Termasuk uzur syar’i yang lain adalah terjadinya gempa bumi, sebagaimana dicatat Imam Ibn Hajar Al Haitami (w. 974 H) dalam Tuhfah Al Muhtaj (2/276) dan Syeikh Al Khathib Asy Syirbini (w. 977 H) dalam Mughni Al Mughtaj (1/475). 

2. Adakah dalil yang mendukung modifikasi azan ini?

Jelas sekali ada. Bahkan pada zaman Nabi sudah pernah terjadi modifikasi adzan seperti itu. Misalnya ada riwayat shahih dari Ibn Umar yang menyebutkan:

أَنَّهُ نَادَى بِالصَّلاةِ فِي لَيلَةٍ ذَاتِ بَردٍ وَرِيحٍ وَمَطَرٍ، فَقَالَ فِي آخِرِ نِدَائِهِ: أَلا صَلُّوا فِي رِحَالِكُم، أَلا صَلُّوا فِي الرِّحَالِ، ثُمَّ قَالَ: إِنَّ رَسُولَ اللهِ - صلى الله عليه وسلم - كَانَ يَأمُرُ المُؤَذِّنَ إِذَا كَانَت لَيلَةٌ بَارِدَةٌ أَو ذَاتُ مَطَرٍ فِي السَّفَرِ أَن يَقُولَ: أَلا صَلُّوا فِي رِحَالِكُم. رواه أحمد (2/ 10 و 53)، والبخاري (632)، ومسلم (697) (22 و 23)، وأبو داود (1060 - 1064)، والنسائي (2/ 15)، وابن ماجه (937).
  
Bahwa beliau pernah menyeru shalat pada malam yang sangat dingin dan hujan angin, di akhir seruannya ia berkata: “Alā shallū fî rihālikum”, “Alā shallū fî rihālikum” (tidak sebaiknyakah kalian shalat di persinggahan kalian?). Kemudian katanya: "Dahulu Rasulullah shallallahu 'alaihi wa sallam juga pernah menyuruh mu'adzinnya jika malam sangat dingin atau terjadi hujan, yaitu ketika safar untuk mengumandangkan “Alā shallū fî rihālikum”."

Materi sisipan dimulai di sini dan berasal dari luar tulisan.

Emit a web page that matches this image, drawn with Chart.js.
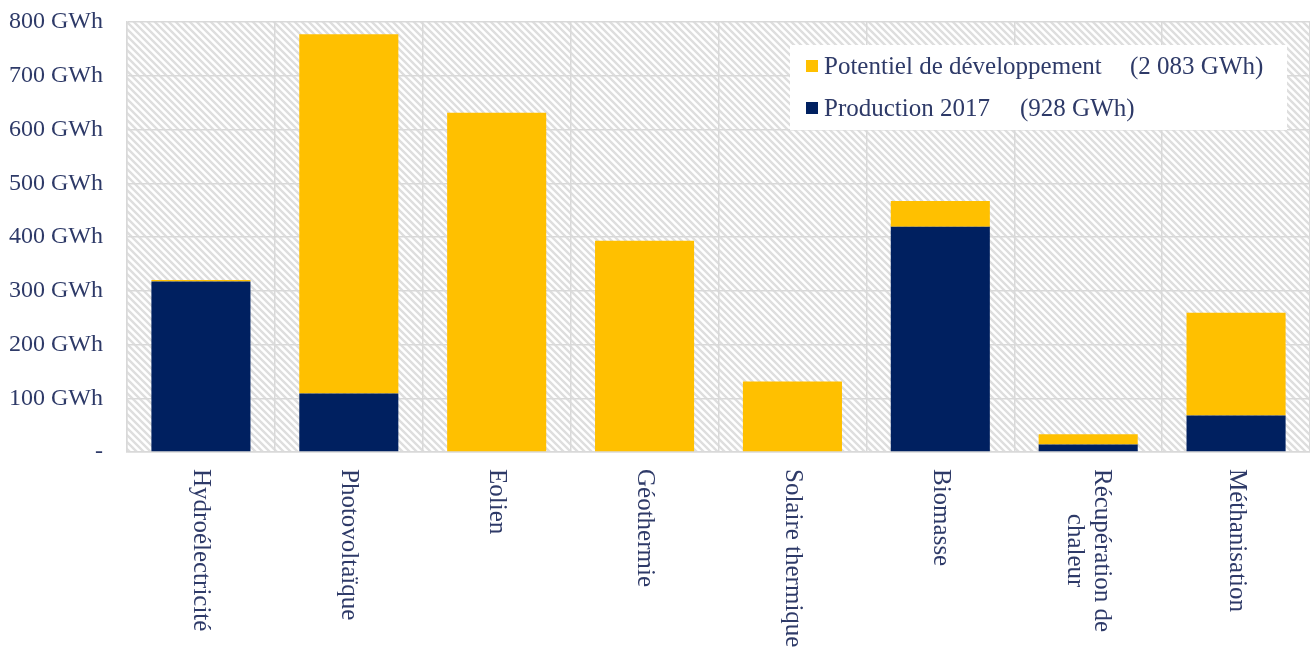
<!DOCTYPE html>
<html>
<head>
<meta charset="utf-8">
<script src="https://cdn.jsdelivr.net/npm/chart.js@4"></script>
<style>
  body { margin: 0; background: #fff; }
  #chart { display: block; }
</style>
</head>
<body>
<canvas id="chart" width="1310" height="649"></canvas>
<script>
const categories = ['Hydroélectricité', 'Photovoltaïque', 'Eolien', 'Géothermie', 'Solaire thermique', 'Biomasse', ['Récupération de', 'chaleur'], 'Méthanisation'];
const production = [317, 109, 0, 0, 0, 419, 14, 68];
const potentiel = [3, 668, 631, 393, 131, 48, 19, 191];
const yTicks = [0, 100, 200, 300, 400, 500, 600, 700, 800];
const legendItems = [
    { text: 'Potentiel de développement', total: '(2 083 GWh)', color: '#FFC000' },
    { text: 'Production 2017', total: '(928 GWh)', color: '#002060' }
];

const TEXT = '#2e3a68';
const FONT = 'Liberation Serif';

// hatched background for the plot area
function makeHatch() {
    const s = 7;
    const c = document.createElement('canvas');
    c.width = s; c.height = s;
    const g = c.getContext('2d');
    g.fillStyle = '#fff';
    g.fillRect(0, 0, s, s);
    g.strokeStyle = '#dedede';
    g.lineWidth = 2.4;
    g.beginPath();
    g.moveTo(-s, 0); g.lineTo(s, 2 * s);
    g.moveTo(0, 0); g.lineTo(s, s);
    g.moveTo(0, -s); g.lineTo(2 * s, s);
    g.stroke();
    return g.createPattern(c, 'repeat');
}

const hatchBg = {
    id: 'hatchBg',
    beforeDraw(chart) {
        const { ctx, chartArea: a } = chart;
        ctx.save();
        ctx.fillStyle = makeHatch();
        ctx.fillRect(a.left, a.top, a.right - a.left, a.bottom - a.top);
        ctx.restore();
    }
};

const customLegend = {
    id: 'customLegend',
    afterDatasetsDraw(chart) {
        const ctx = chart.ctx;
        ctx.save();
        ctx.fillStyle = '#fff';
        ctx.fillRect(790, 45, 497, 85);
        ctx.font = '25px "' + FONT + '"';
        ctx.textBaseline = 'middle';
        const rows = [66, 108];
        const totalsX = [1130, 1020];
        legendItems.forEach((it, i) => {
            ctx.fillStyle = it.color;
            ctx.fillRect(806, rows[i] - 6, 12, 12);
            ctx.fillStyle = TEXT;
            ctx.textAlign = 'left';
            ctx.fillText(it.text, 824, rows[i] + 1);
            ctx.fillText(it.total, totalsX[i], rows[i] + 1);
        });
        ctx.restore();
    }
};

// x labels rotated clockwise, reading top to bottom
const rotatedLabels = {
    id: 'rotatedLabels',
    afterDraw(chart) {
        const ctx = chart.ctx;
        const xs = chart.scales.x;
        const top = chart.chartArea.bottom + 17;
        const lh = 27;
        ctx.save();
        ctx.font = '25px "' + FONT + '"';
        ctx.fillStyle = TEXT;
        ctx.textAlign = 'center';
        ctx.textBaseline = 'middle';
        categories.forEach((lab, i) => {
            const lines = Array.isArray(lab) ? lab : [lab];
            const w = Math.max(...lines.map(l => ctx.measureText(l).width));
            const cx = xs.getPixelForValue(i);
            ctx.save();
            ctx.translate(cx, top);
            ctx.rotate(Math.PI / 2);
            lines.forEach((l, j) => {
                ctx.fillText(l, w / 2, (j - (lines.length - 1) / 2) * lh);
            });
            ctx.restore();
        });
        ctx.restore();
    }
};

new Chart(document.getElementById('chart').getContext('2d'), {
    type: 'bar',
    data: {
        labels: categories,
        datasets: [
            { label: 'Production 2017', data: production, backgroundColor: '#002060', barPercentage: 0.67, categoryPercentage: 1 },
            { label: 'Potentiel de développement', data: potentiel, backgroundColor: '#FFC000', barPercentage: 0.67, categoryPercentage: 1 }
        ]
    },
    options: {
        responsive: false,
        animation: false,
        devicePixelRatio: 1,
        layout: { padding: { top: 22, right: 0, left: 0, bottom: 0 } },
        plugins: { legend: { display: false }, tooltip: { enabled: false } },
        scales: {
            x: {
                stacked: true,
                afterFit: s => { s.height = 197; s.paddingLeft = 0; s.paddingRight = 0; },
                ticks: { display: false },
                grid: { color: '#d9d9d9', lineWidth: 1.5, drawTicks: false, offset: true },
                border: { color: '#d9d9d9', width: 1.5 }
            },
            y: {
                stacked: true,
                min: 0,
                max: 800,
                afterFit: s => { s.width = 127; s.paddingTop = 0; s.paddingBottom = 0; },
                afterBuildTicks: s => { s.ticks = yTicks.map(v => ({ value: v })); },
                ticks: {
                    padding: 24,
                    color: TEXT,
                    font: { family: FONT, size: 24 },
                    callback: v => v === 0 ? '-' : v + ' GWh'
                },
                grid: { color: '#d9d9d9', lineWidth: 1.5, drawTicks: false },
                border: { color: '#d9d9d9', width: 1.5 }
            }
        }
    },
    plugins: [hatchBg, customLegend, rotatedLabels]
});
</script>
</body>
</html>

Shahabat lain, yakni Abdullah bin Abbas pernah juga menyuruh muazinnya untuk menambahkan “Shallū fî buyūtikum” (Shalatlah kalian di rumah-rumah kalian) ketika turun hujan di waktu shalat Jum’at. Orang-orang pun terlihat heran akan kejadian itu. Maka beliau berkata:

إِنَّ الجُمُعَةَ عَزمَةٌ، وَإِنِّي كَرِهتُ أَن أُحرِجَكُم فَتَمشُوا فِي الطِّينِ وَالدَّحضِ. رواه أحمد (1/ 277)، والبخاري (901)، ومسلم (699) (26)، وأبو داود (1066)، وابن ماجه (939).

“Shalat jum'at memang wajib, namun aku tidak suka jika harus membuat kalian keluar sehingga kalian berjalan di lumpur dan comberan."

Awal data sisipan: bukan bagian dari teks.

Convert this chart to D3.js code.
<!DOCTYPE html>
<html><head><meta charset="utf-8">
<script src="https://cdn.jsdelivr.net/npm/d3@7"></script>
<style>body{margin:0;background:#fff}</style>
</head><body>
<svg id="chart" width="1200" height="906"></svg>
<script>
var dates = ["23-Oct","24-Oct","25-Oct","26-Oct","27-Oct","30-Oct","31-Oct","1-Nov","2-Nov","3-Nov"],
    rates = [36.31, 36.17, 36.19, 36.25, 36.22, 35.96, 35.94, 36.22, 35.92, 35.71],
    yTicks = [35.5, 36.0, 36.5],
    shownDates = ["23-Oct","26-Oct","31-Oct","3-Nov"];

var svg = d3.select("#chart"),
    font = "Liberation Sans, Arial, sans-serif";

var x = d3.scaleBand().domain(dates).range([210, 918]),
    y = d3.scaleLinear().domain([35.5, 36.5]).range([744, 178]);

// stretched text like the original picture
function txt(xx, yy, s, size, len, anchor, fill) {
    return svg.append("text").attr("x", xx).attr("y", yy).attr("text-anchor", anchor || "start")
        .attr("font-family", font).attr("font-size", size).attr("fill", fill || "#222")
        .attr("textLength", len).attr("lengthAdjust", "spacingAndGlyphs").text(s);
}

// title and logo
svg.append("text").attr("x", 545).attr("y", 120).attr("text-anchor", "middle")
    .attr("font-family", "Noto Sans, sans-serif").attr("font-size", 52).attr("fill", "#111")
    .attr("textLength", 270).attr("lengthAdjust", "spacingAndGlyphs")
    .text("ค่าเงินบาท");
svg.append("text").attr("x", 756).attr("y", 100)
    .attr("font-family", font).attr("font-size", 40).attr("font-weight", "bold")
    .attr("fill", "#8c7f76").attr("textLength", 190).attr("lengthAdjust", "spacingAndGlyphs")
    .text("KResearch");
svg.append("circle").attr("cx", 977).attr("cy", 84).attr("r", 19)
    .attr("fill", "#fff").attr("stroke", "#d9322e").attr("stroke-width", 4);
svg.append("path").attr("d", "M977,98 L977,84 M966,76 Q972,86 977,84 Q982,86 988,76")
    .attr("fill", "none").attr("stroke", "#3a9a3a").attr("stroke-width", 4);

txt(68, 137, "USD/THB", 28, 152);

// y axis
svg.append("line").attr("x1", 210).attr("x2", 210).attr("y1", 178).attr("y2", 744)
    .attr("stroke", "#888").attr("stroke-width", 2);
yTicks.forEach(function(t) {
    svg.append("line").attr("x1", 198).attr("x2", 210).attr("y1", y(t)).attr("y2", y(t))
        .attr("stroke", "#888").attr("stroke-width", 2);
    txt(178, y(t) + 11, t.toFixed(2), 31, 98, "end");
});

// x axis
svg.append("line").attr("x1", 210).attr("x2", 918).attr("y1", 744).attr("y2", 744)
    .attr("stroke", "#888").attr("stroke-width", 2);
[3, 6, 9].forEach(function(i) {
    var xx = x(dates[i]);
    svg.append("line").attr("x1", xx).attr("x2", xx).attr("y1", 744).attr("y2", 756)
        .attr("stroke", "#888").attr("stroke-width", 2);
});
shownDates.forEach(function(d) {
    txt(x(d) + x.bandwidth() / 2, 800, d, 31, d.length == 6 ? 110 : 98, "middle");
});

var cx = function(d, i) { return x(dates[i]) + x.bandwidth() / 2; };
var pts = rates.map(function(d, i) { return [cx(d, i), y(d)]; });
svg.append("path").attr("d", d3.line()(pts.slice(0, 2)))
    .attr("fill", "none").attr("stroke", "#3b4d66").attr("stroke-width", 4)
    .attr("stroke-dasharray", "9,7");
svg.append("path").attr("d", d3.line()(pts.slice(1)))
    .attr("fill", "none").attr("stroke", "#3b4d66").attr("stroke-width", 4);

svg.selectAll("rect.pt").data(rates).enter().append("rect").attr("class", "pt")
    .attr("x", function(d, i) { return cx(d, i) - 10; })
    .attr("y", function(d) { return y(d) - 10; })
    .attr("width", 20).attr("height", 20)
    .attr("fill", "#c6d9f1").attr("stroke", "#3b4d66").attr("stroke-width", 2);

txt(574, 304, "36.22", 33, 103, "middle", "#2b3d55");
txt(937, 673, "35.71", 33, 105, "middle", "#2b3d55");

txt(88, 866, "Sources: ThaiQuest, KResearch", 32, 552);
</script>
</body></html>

3. Di bagian mana tambahan “Shallū fî Rihālikum atau Shallū fî Buyūtikum” seharusnya diletakkan?

Sebagaimana yang dikatakan Imam Syafi’i sebelumnya, tambahan “Alā shallū fî rihālikum”, “Shallū fî Rihālikum”, atau “Shallū fî Buyūtikum” boleh diletakkan setelah azan atau setelah hai’alatain (bacaan Hayya ala as shalah dan Hayya ala al falah). Akan tetapi, yang lebih utama adalah meletakkannya setelah azan supaya sempurna susunan redaksi adzannya (Syarh Sunan Abi Dawud li Ibn Raslan, 5/499).

Lalu bagaimana dengan praktik yang dilakukan kebanyakan orang, yakni: mempergunakan “Shallū fî Rihālikum”, atau “Shallū fî Buyūtikum” sebagai ganti dari hai’alatain? Dalam mazhab Syafi’i terdapat perbedaan pendapat terkait hal tersebut. Sebagian ulama menyebutkan adzannya menjadi tidak sah, sebagaimana disebutkan dalam Nihayah Al Muhtaj (1/409). Namun ada juga yang mengatakan boleh-boleh saja, seperti yang tertera dalam Mughni Al Muhtaj (1/322).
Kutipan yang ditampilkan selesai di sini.